Stated problem:
Reproduce the listing below word for word, with no pictures.

Source material:
++++++++++++++++++++

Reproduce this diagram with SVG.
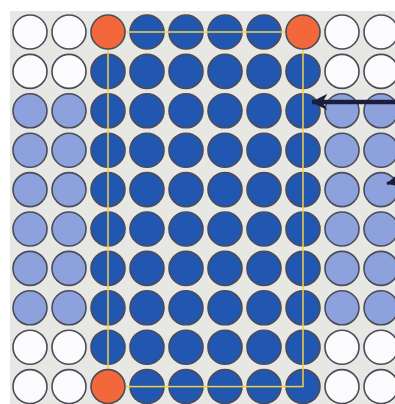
<svg xmlns="http://www.w3.org/2000/svg" width="395" height="404" viewBox="0 0 395 404">
<defs>
<style>
circle{stroke:#4c4c58;stroke-width:1.6}
.w{fill:#fbfbfd}
.l{fill:#8da2dd}
.b{fill:#2157b1}
.o{fill:#f2683b}
.guide{fill:none;stroke:#f2d04e;stroke-width:1.5}
.arr{stroke:#1c1d3c;fill:none}
</style>
<marker id="ah" viewBox="0 0 10 10" refX="9.5" refY="5" markerWidth="3.6" markerHeight="3.6" orient="auto" markerUnits="strokeWidth">
<path d="M0,0 L10,5 L0,10 L3,5 Z" fill="#1c1d3c"/>
</marker>
</defs>
<rect width="395" height="404" fill="#ffffff"/>
<rect x="10" y="11" width="385" height="393" fill="#e7e7e3"/>
<g id="row0">
<circle class="w" cx="30" cy="32" r="17"/><circle class="w" cx="69" cy="32" r="17"/><circle class="b" cx="147" cy="32" r="17"/><circle class="b" cx="186" cy="32" r="17"/><circle class="b" cx="225" cy="32" r="17"/><circle class="b" cx="264" cy="32" r="17"/><circle class="w" cx="342" cy="32" r="17"/><circle class="w" cx="381" cy="32" r="17"/>
</g>
<g id="row1">
<circle class="w" cx="30" cy="71.4" r="17"/><circle class="w" cx="69" cy="71.4" r="17"/><circle class="b" cx="108" cy="71.4" r="17"/><circle class="b" cx="147" cy="71.4" r="17"/><circle class="b" cx="186" cy="71.4" r="17"/><circle class="b" cx="225" cy="71.4" r="17"/><circle class="b" cx="264" cy="71.4" r="17"/><circle class="b" cx="303" cy="71.4" r="17"/><circle class="w" cx="342" cy="71.4" r="17"/><circle class="w" cx="381" cy="71.4" r="17"/>
</g>
<g id="row2">
<circle class="l" cx="30" cy="110.8" r="17"/><circle class="l" cx="69" cy="110.8" r="17"/><circle class="b" cx="108" cy="110.8" r="17"/><circle class="b" cx="147" cy="110.8" r="17"/><circle class="b" cx="186" cy="110.8" r="17"/><circle class="b" cx="225" cy="110.8" r="17"/><circle class="b" cx="264" cy="110.8" r="17"/><circle class="b" cx="303" cy="110.8" r="17"/><circle class="l" cx="342" cy="110.8" r="17"/><circle class="l" cx="381" cy="110.8" r="17"/>
</g>
<g id="row3">
<circle class="l" cx="30" cy="150.2" r="17"/><circle class="l" cx="69" cy="150.2" r="17"/><circle class="b" cx="108" cy="150.2" r="17"/><circle class="b" cx="147" cy="150.2" r="17"/><circle class="b" cx="186" cy="150.2" r="17"/><circle class="b" cx="225" cy="150.2" r="17"/><circle class="b" cx="264" cy="150.2" r="17"/><circle class="b" cx="303" cy="150.2" r="17"/><circle class="l" cx="342" cy="150.2" r="17"/><circle class="l" cx="381" cy="150.2" r="17"/>
</g>
<g id="row4">
<circle class="l" cx="30" cy="189.6" r="17"/><circle class="l" cx="69" cy="189.6" r="17"/><circle class="b" cx="108" cy="189.6" r="17"/><circle class="b" cx="147" cy="189.6" r="17"/><circle class="b" cx="186" cy="189.6" r="17"/><circle class="b" cx="225" cy="189.6" r="17"/><circle class="b" cx="264" cy="189.6" r="17"/><circle class="b" cx="303" cy="189.6" r="17"/><circle class="l" cx="342" cy="189.6" r="17"/><circle class="l" cx="381" cy="189.6" r="17"/>
</g>
<g id="row5">
<circle class="l" cx="30" cy="229" r="17"/><circle class="l" cx="69" cy="229" r="17"/><circle class="b" cx="108" cy="229" r="17"/><circle class="b" cx="147" cy="229" r="17"/><circle class="b" cx="186" cy="229" r="17"/><circle class="b" cx="225" cy="229" r="17"/><circle class="b" cx="264" cy="229" r="17"/><circle class="b" cx="303" cy="229" r="17"/><circle class="l" cx="342" cy="229" r="17"/><circle class="l" cx="381" cy="229" r="17"/>
</g>
<g id="row6">
<circle class="l" cx="30" cy="268.4" r="17"/><circle class="l" cx="69" cy="268.4" r="17"/><circle class="b" cx="108" cy="268.4" r="17"/><circle class="b" cx="147" cy="268.4" r="17"/><circle class="b" cx="186" cy="268.4" r="17"/><circle class="b" cx="225" cy="268.4" r="17"/><circle class="b" cx="264" cy="268.4" r="17"/><circle class="b" cx="303" cy="268.4" r="17"/><circle class="l" cx="342" cy="268.4" r="17"/><circle class="l" cx="381" cy="268.4" r="17"/>
</g>
<g id="row7">
<circle class="l" cx="30" cy="307.8" r="17"/><circle class="l" cx="69" cy="307.8" r="17"/><circle class="b" cx="108" cy="307.8" r="17"/><circle class="b" cx="147" cy="307.8" r="17"/><circle class="b" cx="186" cy="307.8" r="17"/><circle class="b" cx="225" cy="307.8" r="17"/><circle class="b" cx="264" cy="307.8" r="17"/><circle class="b" cx="303" cy="307.8" r="17"/><circle class="l" cx="342" cy="307.8" r="17"/><circle class="l" cx="381" cy="307.8" r="17"/>
</g>
<g id="row8">
<circle class="w" cx="30" cy="347.2" r="17"/><circle class="w" cx="69" cy="347.2" r="17"/><circle class="b" cx="108" cy="347.2" r="17"/><circle class="b" cx="147" cy="347.2" r="17"/><circle class="b" cx="186" cy="347.2" r="17"/><circle class="b" cx="225" cy="347.2" r="17"/><circle class="b" cx="264" cy="347.2" r="17"/><circle class="b" cx="303" cy="347.2" r="17"/><circle class="w" cx="342" cy="347.2" r="17"/><circle class="w" cx="381" cy="347.2" r="17"/>
</g>
<g id="row9">
<circle class="w" cx="30" cy="386.6" r="17"/><circle class="w" cx="69" cy="386.6" r="17"/><circle class="b" cx="147" cy="386.6" r="17"/><circle class="b" cx="186" cy="386.6" r="17"/><circle class="b" cx="225" cy="386.6" r="17"/><circle class="b" cx="264" cy="386.6" r="17"/><circle class="b" cx="303" cy="386.6" r="17"/><circle class="w" cx="342" cy="386.6" r="17"/><circle class="w" cx="381" cy="386.6" r="17"/>
</g>
<g id="selection">
<rect class="guide" x="108" y="32" width="195" height="354.6"/>
</g>
<g id="corners">
<circle class="o" cx="108" cy="32" r="17"/><circle class="o" cx="303" cy="32" r="17"/><circle class="o" cx="108" cy="386.6" r="17"/>
</g>
<g id="connectors">
<line class="arr" x1="400" y1="102" x2="312" y2="102" stroke-width="4.5" marker-end="url(#ah)"/>
<line class="arr" x1="405" y1="179" x2="387" y2="183.5" stroke-width="3" marker-end="url(#ah)"/>
</g>
</svg>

++++++++++++++++++++

Reply:
Reproduce this diagram with SVG.
<svg xmlns="http://www.w3.org/2000/svg" width="395" height="404" viewBox="0 0 395 404">
<defs>
<style>
circle{stroke:#4c4c58;stroke-width:1.6}
.w{fill:#fbfbfd}
.l{fill:#8da2dd}
.b{fill:#2157b1}
.o{fill:#f2683b}
.guide{fill:none;stroke:#f2d04e;stroke-width:1.5}
.arr{stroke:#1c1d3c;fill:none}
</style>
<marker id="ah" viewBox="0 0 10 10" refX="9.5" refY="5" markerWidth="3.6" markerHeight="3.6" orient="auto" markerUnits="strokeWidth">
<path d="M0,0 L10,5 L0,10 L3,5 Z" fill="#1c1d3c"/>
</marker>
</defs>
<rect width="395" height="404" fill="#ffffff"/>
<rect x="10" y="11" width="385" height="393" fill="#e7e7e3"/>
<g id="row0">
<circle class="w" cx="30" cy="32" r="17"/><circle class="w" cx="69" cy="32" r="17"/><circle class="b" cx="147" cy="32" r="17"/><circle class="b" cx="186" cy="32" r="17"/><circle class="b" cx="225" cy="32" r="17"/><circle class="b" cx="264" cy="32" r="17"/><circle class="w" cx="342" cy="32" r="17"/><circle class="w" cx="381" cy="32" r="17"/>
</g>
<g id="row1">
<circle class="w" cx="30" cy="71.4" r="17"/><circle class="w" cx="69" cy="71.4" r="17"/><circle class="b" cx="108" cy="71.4" r="17"/><circle class="b" cx="147" cy="71.4" r="17"/><circle class="b" cx="186" cy="71.4" r="17"/><circle class="b" cx="225" cy="71.4" r="17"/><circle class="b" cx="264" cy="71.4" r="17"/><circle class="b" cx="303" cy="71.4" r="17"/><circle class="w" cx="342" cy="71.4" r="17"/><circle class="w" cx="381" cy="71.4" r="17"/>
</g>
<g id="row2">
<circle class="l" cx="30" cy="110.8" r="17"/><circle class="l" cx="69" cy="110.8" r="17"/><circle class="b" cx="108" cy="110.8" r="17"/><circle class="b" cx="147" cy="110.8" r="17"/><circle class="b" cx="186" cy="110.8" r="17"/><circle class="b" cx="225" cy="110.8" r="17"/><circle class="b" cx="264" cy="110.8" r="17"/><circle class="b" cx="303" cy="110.8" r="17"/><circle class="l" cx="342" cy="110.8" r="17"/><circle class="l" cx="381" cy="110.8" r="17"/>
</g>
<g id="row3">
<circle class="l" cx="30" cy="150.2" r="17"/><circle class="l" cx="69" cy="150.2" r="17"/><circle class="b" cx="108" cy="150.2" r="17"/><circle class="b" cx="147" cy="150.2" r="17"/><circle class="b" cx="186" cy="150.2" r="17"/><circle class="b" cx="225" cy="150.2" r="17"/><circle class="b" cx="264" cy="150.2" r="17"/><circle class="b" cx="303" cy="150.2" r="17"/><circle class="l" cx="342" cy="150.2" r="17"/><circle class="l" cx="381" cy="150.2" r="17"/>
</g>
<g id="row4">
<circle class="l" cx="30" cy="189.6" r="17"/><circle class="l" cx="69" cy="189.6" r="17"/><circle class="b" cx="108" cy="189.6" r="17"/><circle class="b" cx="147" cy="189.6" r="17"/><circle class="b" cx="186" cy="189.6" r="17"/><circle class="b" cx="225" cy="189.6" r="17"/><circle class="b" cx="264" cy="189.6" r="17"/><circle class="b" cx="303" cy="189.6" r="17"/><circle class="l" cx="342" cy="189.6" r="17"/><circle class="l" cx="381" cy="189.6" r="17"/>
</g>
<g id="row5">
<circle class="l" cx="30" cy="229" r="17"/><circle class="l" cx="69" cy="229" r="17"/><circle class="b" cx="108" cy="229" r="17"/><circle class="b" cx="147" cy="229" r="17"/><circle class="b" cx="186" cy="229" r="17"/><circle class="b" cx="225" cy="229" r="17"/><circle class="b" cx="264" cy="229" r="17"/><circle class="b" cx="303" cy="229" r="17"/><circle class="l" cx="342" cy="229" r="17"/><circle class="l" cx="381" cy="229" r="17"/>
</g>
<g id="row6">
<circle class="l" cx="30" cy="268.4" r="17"/><circle class="l" cx="69" cy="268.4" r="17"/><circle class="b" cx="108" cy="268.4" r="17"/><circle class="b" cx="147" cy="268.4" r="17"/><circle class="b" cx="186" cy="268.4" r="17"/><circle class="b" cx="225" cy="268.4" r="17"/><circle class="b" cx="264" cy="268.4" r="17"/><circle class="b" cx="303" cy="268.4" r="17"/><circle class="l" cx="342" cy="268.4" r="17"/><circle class="l" cx="381" cy="268.4" r="17"/>
</g>
<g id="row7">
<circle class="l" cx="30" cy="307.8" r="17"/><circle class="l" cx="69" cy="307.8" r="17"/><circle class="b" cx="108" cy="307.8" r="17"/><circle class="b" cx="147" cy="307.8" r="17"/><circle class="b" cx="186" cy="307.8" r="17"/><circle class="b" cx="225" cy="307.8" r="17"/><circle class="b" cx="264" cy="307.8" r="17"/><circle class="b" cx="303" cy="307.8" r="17"/><circle class="l" cx="342" cy="307.8" r="17"/><circle class="l" cx="381" cy="307.8" r="17"/>
</g>
<g id="row8">
<circle class="w" cx="30" cy="347.2" r="17"/><circle class="w" cx="69" cy="347.2" r="17"/><circle class="b" cx="108" cy="347.2" r="17"/><circle class="b" cx="147" cy="347.2" r="17"/><circle class="b" cx="186" cy="347.2" r="17"/><circle class="b" cx="225" cy="347.2" r="17"/><circle class="b" cx="264" cy="347.2" r="17"/><circle class="b" cx="303" cy="347.2" r="17"/><circle class="w" cx="342" cy="347.2" r="17"/><circle class="w" cx="381" cy="347.2" r="17"/>
</g>
<g id="row9">
<circle class="w" cx="30" cy="386.6" r="17"/><circle class="w" cx="69" cy="386.6" r="17"/><circle class="b" cx="147" cy="386.6" r="17"/><circle class="b" cx="186" cy="386.6" r="17"/><circle class="b" cx="225" cy="386.6" r="17"/><circle class="b" cx="264" cy="386.6" r="17"/><circle class="b" cx="303" cy="386.6" r="17"/><circle class="w" cx="342" cy="386.6" r="17"/><circle class="w" cx="381" cy="386.6" r="17"/>
</g>
<g id="selection">
<rect class="guide" x="108" y="32" width="195" height="354.6"/>
</g>
<g id="corners">
<circle class="o" cx="108" cy="32" r="17"/><circle class="o" cx="303" cy="32" r="17"/><circle class="o" cx="108" cy="386.6" r="17"/>
</g>
<g id="connectors">
<line class="arr" x1="400" y1="102" x2="312" y2="102" stroke-width="4.5" marker-end="url(#ah)"/>
<line class="arr" x1="405" y1="179" x2="387" y2="183.5" stroke-width="3" marker-end="url(#ah)"/>
</g>
</svg>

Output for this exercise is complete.